Not only anti-oxidants (other biological activities of minor compounds of olive oil). Potentially beneficial effects on human health of phenolic compounds are not limited to anti-oxidative actions. Several interesting biological activities have been studied and could unveil new functions of these compounds in the prevention of certain diseases. The formation of thrombi, for instance, is favored by an excessive platelet (type of blood cells in charge of forming the haemostatic plug) aggregability. Such a function, obviously essential in presence of excessive bleeding, for instance following a cut, is definitely harmful when platelets aggregate inside blood vessels, coagulating and forming thrombi, which can occlude the vessel lumen, thus opposing the blood flow through it (such as in the case of myocardial infarction).

Phenolic compounds extracted from olive oil, especially hydroxytyrosol, are able to inhibit platelet aggregation. This anti-thrombogenic property is associated to a reduced production of inflammatory factos, such as thromboxane and leucotriens, produced by platelets (the former) or cells involved in inflammatory processes (the latter).

Other studies demonstrated that oleuropein is able to increase the synthesis of nitric oxide, a molecule with a strong bactericide and cytostatic power, by macrophage (immune cells). This further activity suggests that oleuropein favors the immune response to bacterial attacks, by stimulation of specific enzymes. Finally, a recently published work has demonstrated that hydroxytyrosol has a neuro-protective function too, both in vitro and after oral administration.

The study of biological activities of olive oil phenols is still open and more unknown, healthy properties could be brought to light in the immediate future.

And in humans? The fact that the biological activity of natural compounds have been demonstrated in vitro does (in cell cultures or test-tubes) not necessarily imply a health-protecting function into the organism. From this point of view, studies on extra virgin olive oils have reached a significant advancement, much more than with other food, such as wine and tea. The intake of hydroxytyrosol and phenols has been extensively studied and their metabolism has been explained. To date, about 15 studies on humans (either healthy volunteers or patients) have been published and a dozen of them show the superiority of extra virgin olive oils rich in phenols on olive oils and seed oils, in terms of biological activities.

Conclusion. At present, available scientific evidence have not allowed to prove the superiority of extra virgin olive oil with respect to other vegetal fats beyond any reasonable doubt, yet. Still, it looks like the role of it in the Mediterranean diet is probably more complex than it was believed so far. Its healthy properties are not limited to the intake of oleic acid, which, as previously pointed out, is not missing in other diets, but they are related to its phenolic component. The use of high quality oil allows the consumption of compounds, whose effect in humans is still to be fully understood, correlated to a lesser incidence of cardiovascular diseases and cancers.

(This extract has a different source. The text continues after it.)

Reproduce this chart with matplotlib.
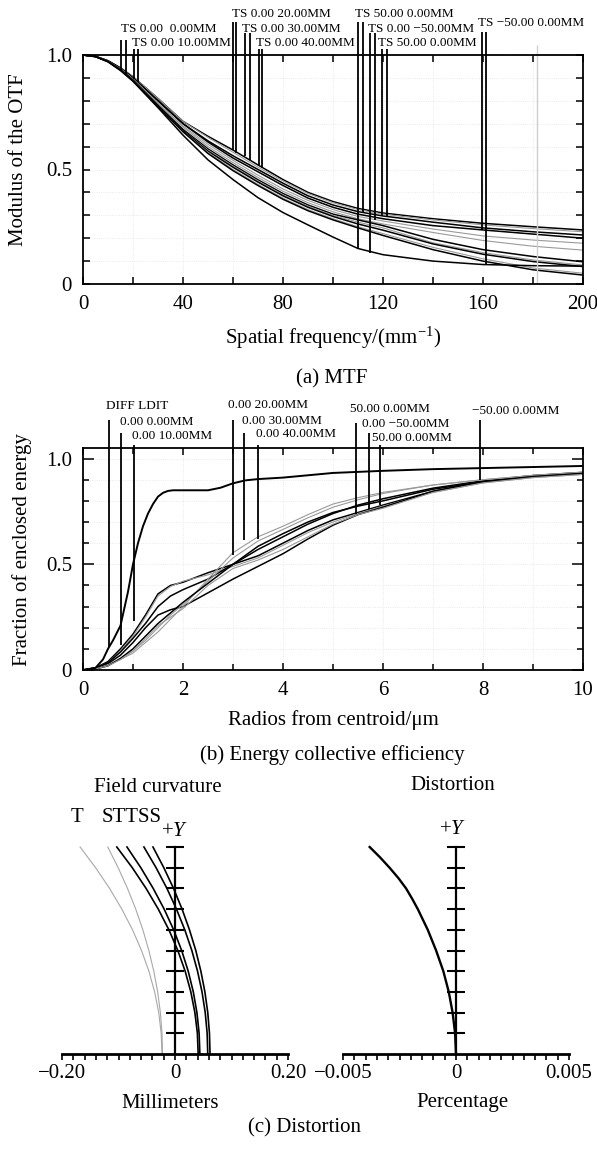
import numpy as np
import matplotlib
matplotlib.use("Agg")
import matplotlib.pyplot as plt

plt.rcParams['font.family'] = ['Liberation Serif', 'DejaVu Serif']
plt.rcParams['mathtext.fontset'] = 'custom'
plt.rcParams['mathtext.rm'] = 'Liberation Serif'
plt.rcParams['mathtext.it'] = 'Liberation Serif:italic'

W, H = 597, 1149

# ---------------- (a) MTF data ----------------
mtf_freq = [0, 5, 10, 15, 20, 30, 40, 50, 60, 70, 80, 90, 100, 110, 120, 140, 160, 180, 200]
mtf_curves = [
    [1.0, 0.994, 0.975, 0.944, 0.905, 0.81, 0.71, 0.645, 0.585, 0.52, 0.456, 0.40, 0.36, 0.33, 0.31, 0.285, 0.265, 0.25, 0.236],
    [1.0, 0.994, 0.975, 0.944, 0.905, 0.81, 0.71, 0.64, 0.575, 0.51, 0.45, 0.395, 0.355, 0.325, 0.305, 0.28, 0.258, 0.242, 0.228],
    [1.0, 0.994, 0.974, 0.942, 0.90, 0.80, 0.70, 0.625, 0.56, 0.50, 0.44, 0.385, 0.345, 0.316, 0.297, 0.27, 0.245, 0.228, 0.214],
    [1.0, 0.994, 0.974, 0.942, 0.90, 0.80, 0.70, 0.62, 0.55, 0.49, 0.43, 0.375, 0.335, 0.305, 0.285, 0.255, 0.236, 0.218, 0.20],
    [1.0, 0.994, 0.973, 0.939, 0.895, 0.79, 0.69, 0.61, 0.54, 0.475, 0.415, 0.365, 0.325, 0.295, 0.275, 0.24, 0.21, 0.192, 0.178],
    [1.0, 0.994, 0.973, 0.939, 0.895, 0.79, 0.685, 0.60, 0.53, 0.465, 0.405, 0.355, 0.315, 0.285, 0.262, 0.225, 0.19, 0.165, 0.148],
    [1.0, 0.993, 0.972, 0.936, 0.89, 0.78, 0.675, 0.59, 0.52, 0.455, 0.395, 0.345, 0.305, 0.28, 0.255, 0.195, 0.15, 0.12, 0.097],
    [1.0, 0.993, 0.972, 0.936, 0.89, 0.78, 0.67, 0.585, 0.515, 0.45, 0.39, 0.34, 0.30, 0.27, 0.245, 0.18, 0.137, 0.105, 0.083],
    [1.0, 0.993, 0.972, 0.936, 0.89, 0.78, 0.67, 0.58, 0.51, 0.445, 0.385, 0.335, 0.295, 0.262, 0.235, 0.175, 0.13, 0.098, 0.076],
    [1.0, 0.993, 0.971, 0.934, 0.888, 0.775, 0.665, 0.575, 0.50, 0.435, 0.375, 0.325, 0.285, 0.25, 0.22, 0.16, 0.11, 0.07, 0.047],
    [1.0, 0.993, 0.971, 0.934, 0.888, 0.775, 0.665, 0.57, 0.495, 0.43, 0.37, 0.32, 0.28, 0.245, 0.212, 0.15, 0.10, 0.062, 0.039],
    [1.0, 0.993, 0.97, 0.932, 0.885, 0.77, 0.65, 0.542, 0.456, 0.377, 0.312, 0.258, 0.205, 0.155, 0.128, 0.10, 0.085, 0.08, 0.078],
]
mtf_gray = [False, True, False, False, True, True, False, True, False, True, False, False]

# label marker lines (x, bottom, top)
mtf_mark_x = [15, 17, 20.5, 22, 59.8, 61.2, 64.7, 66.7, 70.3, 71.6,
              109.9, 111.8, 114.8, 116.8, 119.7, 121.5, 159.5, 161.2]
mtf_mark_lo = [0.931, 0.914, 0.895, 0.88, 0.586, 0.571, 0.557, 0.542, 0.514, 0.506,
               0.151, 0.316, 0.137, 0.28, 0.297, 0.297, 0.236, 0.083]
mtf_mark_hi = [1.066, 1.066, 1.026, 1.026, 1.144, 1.144, 1.096, 1.096, 1.026, 1.026,
               1.144, 1.144, 1.096, 1.096, 1.026, 1.026, 1.10, 1.10]
mtf_label_text = ["TS 0.00  0.00MM", "TS 0.00 10.00MM", "TS 0.00 20.00MM", "TS 0.00 30.00MM",
                  "TS 0.00 40.00MM", "TS 50.00 0.00MM", "TS 0.00 \u221250.00MM",
                  "TS 50.00 0.00MM", "TS \u221250.00 0.00MM"]
mtf_label_x = [15.1, 19.5, 59.5, 63.7, 69.1, 108.8, 114.1, 117.9, 158.1]
mtf_label_y = [1.114, 1.052, 1.179, 1.114, 1.052, 1.179, 1.114, 1.052, 1.14]
mtf_gray_line = 181.5

# ---------------- (b) enclosed energy data ----------------
ee_diff_r = [0, 0.25, 0.4, 0.5, 0.6, 0.75, 0.9, 1.0, 1.1, 1.2, 1.3, 1.4, 1.5, 1.6, 1.7, 1.8,
             2.0, 2.5, 2.75, 3.0, 3.25, 3.5, 4.0, 5.0, 6.0, 7.0, 8.0, 9.0, 10.0]
ee_diff = [0, 0.01, 0.05, 0.10, 0.14, 0.21, 0.37, 0.50, 0.60, 0.68, 0.74, 0.785, 0.82, 0.838, 0.847, 0.85,
           0.85, 0.85, 0.862, 0.883, 0.897, 0.903, 0.91, 0.932, 0.942, 0.95, 0.955, 0.96, 0.965]

ee_r = [0, 0.25, 0.5, 0.75, 1.0, 1.25, 1.5, 1.75, 2.0, 2.5, 3.0, 3.5, 4.0, 4.5, 5.0, 5.5, 6.0, 7.0, 8.0, 9.0, 10.0]
ee_curves = [
    [0, 0.01, 0.04, 0.10, 0.17, 0.26, 0.36, 0.40, 0.415, 0.46, 0.50, 0.54, 0.60, 0.66, 0.71, 0.745, 0.78, 0.845, 0.89, 0.915, 0.93],
    [0, 0.01, 0.035, 0.09, 0.16, 0.25, 0.35, 0.395, 0.42, 0.45, 0.49, 0.53, 0.59, 0.65, 0.70, 0.74, 0.775, 0.84, 0.885, 0.91, 0.925],
    [0, 0.01, 0.035, 0.085, 0.15, 0.22, 0.30, 0.35, 0.38, 0.43, 0.50, 0.57, 0.63, 0.69, 0.74, 0.78, 0.81, 0.86, 0.895, 0.92, 0.935],
    [0, 0.01, 0.03, 0.07, 0.13, 0.20, 0.26, 0.285, 0.30, 0.365, 0.43, 0.49, 0.55, 0.62, 0.685, 0.735, 0.77, 0.845, 0.89, 0.915, 0.93],
    [0, 0.005, 0.025, 0.05, 0.08, 0.13, 0.18, 0.24, 0.30, 0.43, 0.555, 0.63, 0.68, 0.735, 0.785, 0.815, 0.84, 0.875, 0.90, 0.92, 0.935],
    [0, 0.005, 0.02, 0.05, 0.09, 0.14, 0.20, 0.26, 0.31, 0.42, 0.53, 0.61, 0.665, 0.72, 0.77, 0.805, 0.835, 0.875, 0.90, 0.92, 0.935],
    [0, 0.005, 0.02, 0.055, 0.10, 0.16, 0.22, 0.27, 0.32, 0.41, 0.50, 0.585, 0.645, 0.70, 0.745, 0.775, 0.80, 0.855, 0.89, 0.915, 0.93],
    [0, 0.005, 0.02, 0.05, 0.09, 0.15, 0.21, 0.25, 0.29, 0.40, 0.48, 0.52, 0.57, 0.63, 0.69, 0.735, 0.765, 0.84, 0.885, 0.91, 0.925],
]
ee_gray = [False, True, False, False, True, True, False, True]

ee_mark_x = [0.51, 0.75, 1.01, 2.99, 3.22, 3.49, 5.46, 5.72, 5.94, 7.94]
ee_mark_lo = [0.109, 0.117, 0.23, 0.543, 0.614, 0.62, 0.736, 0.763, 0.779, 0.897]
ee_mark_hi = [1.181, 1.121, 1.063, 1.181, 1.121, 1.063, 1.170, 1.121, 1.063, 1.181]
ee_label_text = ["DIFF LDIT", "0.00 0.00MM", "0.00 10.00MM", "0.00 20.00MM", "0.00 30.00MM",
                 "0.00 40.00MM", "50.00 0.00MM", "0.00 \u221250.00MM", "50.00 0.00MM", "\u221250.00 0.00MM"]
ee_label_x = [0.47, 0.73, 0.99, 2.91, 3.19, 3.45, 5.33, 5.57, 5.79, 7.77]
ee_label_y = [1.247, 1.172, 1.106, 1.252, 1.176, 1.115, 1.233, 1.162, 1.098, 1.225]

# ---------------- (c) field curvature / distortion ----------------
field_y = [0, 0.1, 0.2, 0.3, 0.4, 0.5, 0.6, 0.7, 0.8, 0.9, 1.0]
fc_curves = [
    [-0.023, -0.0245, -0.0288, -0.0361, -0.0462, -0.0593, -0.0752, -0.0941, -0.1158, -0.1405, -0.168],
    [-0.022, -0.0230, -0.0259, -0.0307, -0.0375, -0.0463, -0.0569, -0.0695, -0.0841, -0.1006, -0.119],
    [0.041, 0.0396, 0.0352, 0.0280, 0.0180, 0.0050, -0.0108, -0.0296, -0.0512, -0.0756, -0.103],
    [0.044, 0.0427, 0.0388, 0.0324, 0.0234, 0.0118, -0.0024, -0.0192, -0.0386, -0.0605, -0.085],
    [0.058, 0.0569, 0.0535, 0.0478, 0.0399, 0.0298, 0.0173, 0.0026, -0.0143, -0.0335, -0.055],
    [0.062, 0.0610, 0.0580, 0.0529, 0.0458, 0.0368, 0.0256, 0.0125, -0.0026, -0.0198, -0.039],
]
fc_gray = [True, True, False, False, False, False]
dist_y = [0, 0.1, 0.2, 0.3, 0.4, 0.5, 0.6, 0.7, 0.75, 0.8, 0.85, 0.9, 0.95, 1.0]
dist_x = [0, -0.00004, -0.00015, -0.00032, -0.00056, -0.00088, -0.00125, -0.00169, -0.00194,
          -0.00221, -0.00255, -0.00294, -0.00336, -0.00382]

fig = plt.figure(figsize=(W / 100, H / 100), dpi=100)


def box(l, t, r, b):
    return [l / W, 1 - b / H, (r - l) / W, (b - t) / H]


def ftext(px, py, s, **kw):
    kw.setdefault('ha', 'center')
    kw.setdefault('va', 'center')
    kw.setdefault('fontsize', 15)
    fig.text(px / W, 1 - py / H, s, **kw)


def style_box(ax):
    for sp in ax.spines.values():
        sp.set_linewidth(1.3)
    ax.tick_params(which='both', direction='in', top=True, right=True, labelsize=15,
                   width=1.1, pad=8)
    ax.tick_params(which='major', length=5)
    ax.tick_params(which='minor', length=4)
    ax.grid(True, color='#e4e4e4', linestyle=':', linewidth=0.6)


# (a) MTF
ax1 = fig.add_axes(box(83, 55, 583, 284))
for ys, g in zip(mtf_curves, mtf_gray):
    ax1.plot(mtf_freq, ys, color='#9a9a9a' if g else 'black', lw=0.8 if g else 1.1)
ax1.vlines(mtf_mark_x, mtf_mark_lo, mtf_mark_hi, color='black', lw=1.3, clip_on=False)
ax1.vlines([mtf_gray_line], 0, 1.044, color='#cfcfcf', lw=1.0, clip_on=False)
for s, x, y in zip(mtf_label_text, mtf_label_x, mtf_label_y):
    ax1.text(x, y, s, fontsize=9.5, ha='left', va='center', clip_on=False)
ax1.set_xlim(0, 200)
ax1.set_ylim(0, 1)
ax1.set_xticks(range(0, 201, 20))
ax1.set_xticklabels(['0', '', '40', '', '80', '', '120', '', '160', '', '200'])
ax1.set_yticks([0, 0.1, 0.2, 0.3, 0.4, 0.5, 0.6, 0.7, 0.8, 0.9, 1.0])
ax1.set_yticklabels(['0', '', '', '', '', '0.5', '', '', '', '', '1.0'])
style_box(ax1)
ftext(19, 160, 'Modulus of the OTF', rotation=90)
ftext(333, 338, 'Spatial frequency/(mm$^{-1}$)')
ftext(332, 379, '(a) MTF')

# (b) enclosed energy
ax2 = fig.add_axes(box(83, 448, 583, 670))
for ys, g in zip(ee_curves, ee_gray):
    ax2.plot(ee_r, ys, color='#9a9a9a' if g else 'black', lw=0.8 if g else 1.1)
ax2.plot(ee_diff_r, ee_diff, color='black', lw=1.4)
ax2.vlines(ee_mark_x, ee_mark_lo, ee_mark_hi, color='black', lw=1.3, clip_on=False)
for s, x, y in zip(ee_label_text, ee_label_x, ee_label_y):
    ax2.text(x, y, s, fontsize=9.5, ha='left', va='center', clip_on=False)
ax2.set_xlim(0, 10)
ax2.set_ylim(0, 1.05)
ax2.set_xticks(range(0, 11, 2))
ax2.set_xticks(range(0, 11), minor=True)
ax2.set_yticks([0, 0.5, 1.0])
ax2.set_yticklabels(['0', '0.5', '1.0'])
ax2.set_yticks([0.1, 0.2, 0.3, 0.4, 0.6, 0.7, 0.8, 0.9], minor=True)
style_box(ax2)
ax2.tick_params(which='major', axis='y', length=8)
ax2.grid(False)
ax2.grid(True, which='both', color='#e4e4e4', linestyle=':', linewidth=0.6)
ftext(22, 550, 'Fraction of enclosed energy', rotation=90)
ftext(333, 720, 'Radios from centroid/\u03bcm')
ftext(332, 755, '(b) Energy collective efficiency')


def style_cross(ax, lim, labels):
    ax.set_xlim(-lim, lim)
    ax.set_ylim(0, 1)
    ax.spines['top'].set_visible(False)
    ax.spines['right'].set_visible(False)
    ax.spines['left'].set_position(('data', 0))
    ax.spines['left'].set_linewidth(1.6)
    ax.spines['bottom'].set_linewidth(2.0)
    ax.patch.set_alpha(0)
    ax.set_yticks(field_y[1:])
    ax.tick_params(axis='y', direction='inout', length=13, width=1.5, labelleft=False)
    ax.set_xticks([-lim, 0, lim])
    ax.set_xticklabels(labels)
    ax.set_xticks(np.linspace(-lim, lim, 21), minor=True)
    ax.tick_params(axis='x', which='both', direction='out', length=4, width=1.2,
                   labelsize=15, pad=3)


# (c) field curvature
ax3 = fig.add_axes(box(62, 847, 288, 1054))
for xs, g in zip(fc_curves, fc_gray):
    ax3.plot(xs, field_y, color='#a8a8a8' if g else 'black', lw=0.8 if g else 1.2, clip_on=False)
style_cross(ax3, 0.2, ['\u22120.20', '0', '0.20'])
ftext(158, 787, 'Field curvature')
ftext(77, 817, 'T')
ftext(132, 817, 'STTSS')
ftext(175, 831, '+$\\mathit{Y}$')
ftext(170, 1103, 'Millimeters')

# distortion
ax4 = fig.add_axes(box(343, 847, 569, 1054))
ax4.plot(dist_x, dist_y, color='black', lw=1.7, clip_on=False)
style_cross(ax4, 0.005, ['\u22120.005', '0', '0.005'])
ftext(453, 786, 'Distortion')
ftext(453, 830, '+$\\mathit{Y}$')
ftext(462, 1103, 'Percentage')
ftext(304, 1128, '(c) Distortion')

fig.savefig('out.png', dpi=100)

The taste of high quality extra virgin olive oils allows a more moderate use, subsequently reducing the overall caloric consumption and it encourages the consumption of fresh vegetables, whose common dressing is extra virgin olive oil, in the Mediterranean diet. In conclusion, the moment has come to recommend producers to search the best quality and consumers to prefer high quality oils which permit to include potentially healthy compounds in their diet. Many more years of research, both agronomic and scientific, are necessary in order to shed light on the true or supposed properties of polyphenols and fatty acids, so that a nutritionally perfect olive oil can be obtained. In the meanwhile, on the basis of the available scientific data, we recommend to use oils rich in phenols, although they are expensive, in the context of a diverse and balanced diet.